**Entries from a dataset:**

>> BEGIN

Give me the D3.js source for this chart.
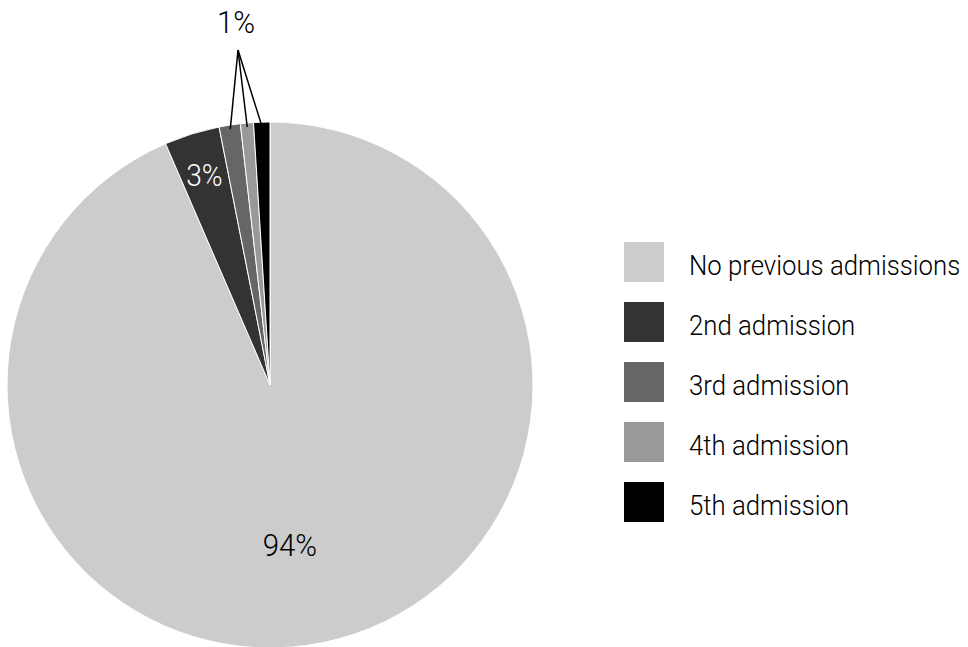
<!DOCTYPE html>
<html>
<head>
<meta charset="utf-8">
<script src="https://cdn.jsdelivr.net/npm/d3@7"></script>
<style>
  html, body { margin: 0; padding: 0; background: #fff; }
  svg text { font-family: Roboto, "Liberation Sans", Arial, sans-serif; font-weight: 300; }
</style>
</head>
<body>
<svg id="chart" width="968" height="647"></svg>
<script>
// Share of admissions by number of previous admissions (percent)
const categories = ["No previous admissions", "2nd admission", "3rd admission", "4th admission", "5th admission"];
const values = [93.5, 3.4, 1.3, 0.8, 1.0];
const colors = ["#cccccc", "#333333", "#666666", "#999999", "#000000"];

const svg = d3.select("#chart");
const cx = 270, cy = 385, radius = 263;

// condensed look: the light sans face is narrowed horizontally
const labelSquash = 0.92;
const legendSquash = 0.92;

const data = categories.map((c, i) => ({ name: c, value: values[i], color: colors[i] }));

const pie = d3.pie().sort(null).value(d => d.value).startAngle(0).endAngle(2 * Math.PI);
const arcs = pie(data);
const arc = d3.arc().innerRadius(0).outerRadius(radius);

const g = svg.append("g").attr("transform", `translate(${cx},${cy})`);

g.selectAll("path.slice")
  .data(arcs)
  .join("path")
  .attr("class", "slice")
  .attr("d", arc)
  .attr("fill", d => d.data.color)
  .attr("stroke", "#ffffff")
  .attr("stroke-width", 1);

const pct = v => Math.round(v) + "%";

function squashedText(parent, x, y, squash) {
  return parent.append("text")
    .attr("transform", `translate(${x},${y}) scale(${squash},1)`);
}

// labels inside the two larger slices
const bigLabel = d3.arc().innerRadius(radius * 0.61).outerRadius(radius * 0.61);
const midLabel = d3.arc().innerRadius(radius * 0.84).outerRadius(radius * 0.84);

const a0 = arcs[0];
const p0 = bigLabel.centroid({ startAngle: a0.startAngle, endAngle: a0.endAngle + 0.16 });
squashedText(g, p0[0], p0[1], labelSquash)
  .attr("dy", "0.36em")
  .attr("text-anchor", "middle")
  .attr("font-size", 32)
  .attr("fill", "#000")
  .text(pct(a0.data.value));

const a1 = arcs[1];
const p1 = midLabel.centroid(a1);
squashedText(g, p1[0], p1[1], 0.88)
  .attr("dy", "0.36em")
  .attr("text-anchor", "middle")
  .attr("font-size", 32)
  .attr("fill", "#fff")
  .text(pct(a1.data.value));

// shared callout for the three smallest slices
const small = arcs.slice(2);
const apex = [238 - cx, 50 - cy];
const edge = d3.arc().innerRadius(radius - 4).outerRadius(radius - 4);
g.selectAll("line.leader")
  .data(small)
  .join("line")
  .attr("class", "leader")
  .attr("x1", apex[0]).attr("y1", apex[1])
  .attr("x2", d => edge.centroid(d)[0])
  .attr("y2", d => edge.centroid(d)[1])
  .attr("stroke", "#000")
  .attr("stroke-width", 1.5);

squashedText(g, apex[0] - 2, apex[1] - 17, labelSquash)
  .attr("text-anchor", "middle")
  .attr("font-size", 32)
  .attr("fill", "#000")
  .text(pct(small[0].data.value));

// legend
const legend = svg.append("g").attr("transform", "translate(624,242)");
const item = legend.selectAll("g.item")
  .data(data)
  .join("g")
  .attr("class", "item")
  .attr("transform", (d, i) => `translate(0,${i * 60})`);

item.append("rect")
  .attr("width", 40).attr("height", 40)
  .attr("fill", d => d.color);

item.append("text")
  .attr("transform", `translate(65,33) scale(${legendSquash},1)`)
  .attr("font-size", 28)
  .attr("fill", "#000")
  .text(d => d.name);
</script>
</body>
</html>
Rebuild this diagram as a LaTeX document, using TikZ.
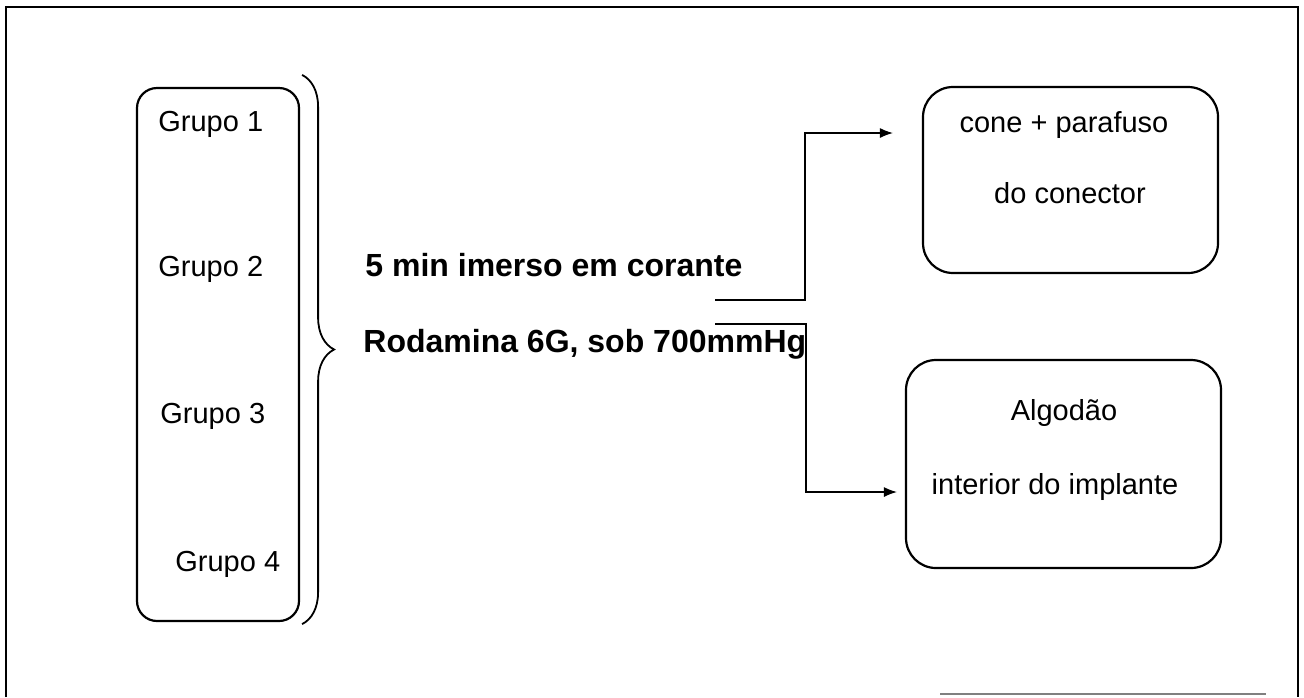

>> END

Only lines with the word "this" should be collected from the material.

Give me the D3.js source for this chart.
Rebuild this diagram as a LaTeX document, using TikZ.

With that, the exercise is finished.